Originally Posted By: markyb
What you have said is exactly what I am talking about. I don't dare show any emotion or I run the risk of pushing her away. That is what I mean by SHE controls the situation. She wants out and makes no effort to seek MC, IC or anything since OM is now her "kight in shining armor" that will bring her eternal happiness.


I realize this is hard. I'm here too. I went through the same stages of anger that you are going through. My W saw it, it pushed her further away. Need to get a handle on it - See a therapist, exercise. Whatever it is that you do to relieve stress and anger.

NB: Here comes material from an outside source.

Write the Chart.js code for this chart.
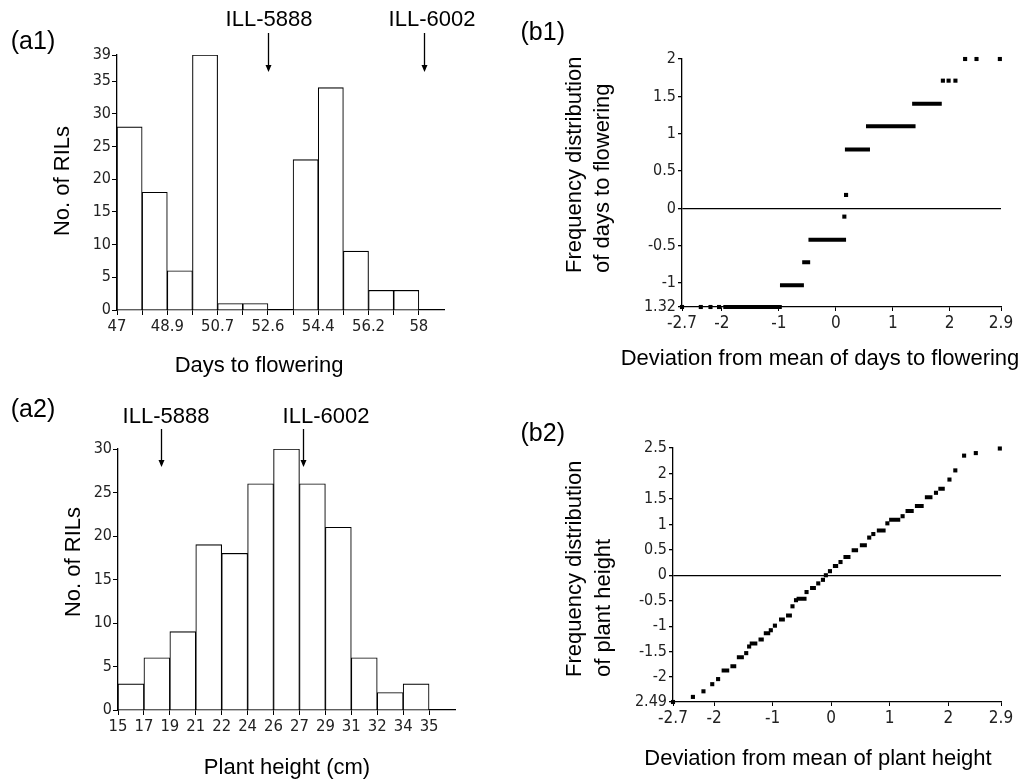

As for OM - Forget about him. You can't change the way she feels about him. The more you try to pull her in, the more she's going to cling to him. You have to remember that their relationship is more than likely not going to last long. My W has an OM. For the first two months or so, they talked every night for hours and my W thought he was the greatest thing on the earth. For the past few weeks they have argued pretty much daily... It comes and goes. Eventually he'll get burned out on someone who is so erratic and unstable. I know my W's OM has started dating other girls, even though my W is still emotionally attached (I have no idea if it turned into a PA or not).

Don't be emotionless around your W. Why would she want to be with someone like that. You have no idea how many times when my W and I were living together she'd come home angry and upset, not want to eat or do anything. I'd be pretty upbeat and tell her I was going out to dinner with D, and she was welcome to join us. I don't think she ever once refused to go, and usually she spilled her guts to me when we were there.

It's not a question of whether your W chooses between you and OM. You need to ask yourself if she'll come back to you emotionally when everything she's trying to put around her to feel safe crumbles. It's the whole house on the sand, house on the rock analogy. She's building her emotional house on the sand right now. Where do you think she's going to go when it falls over?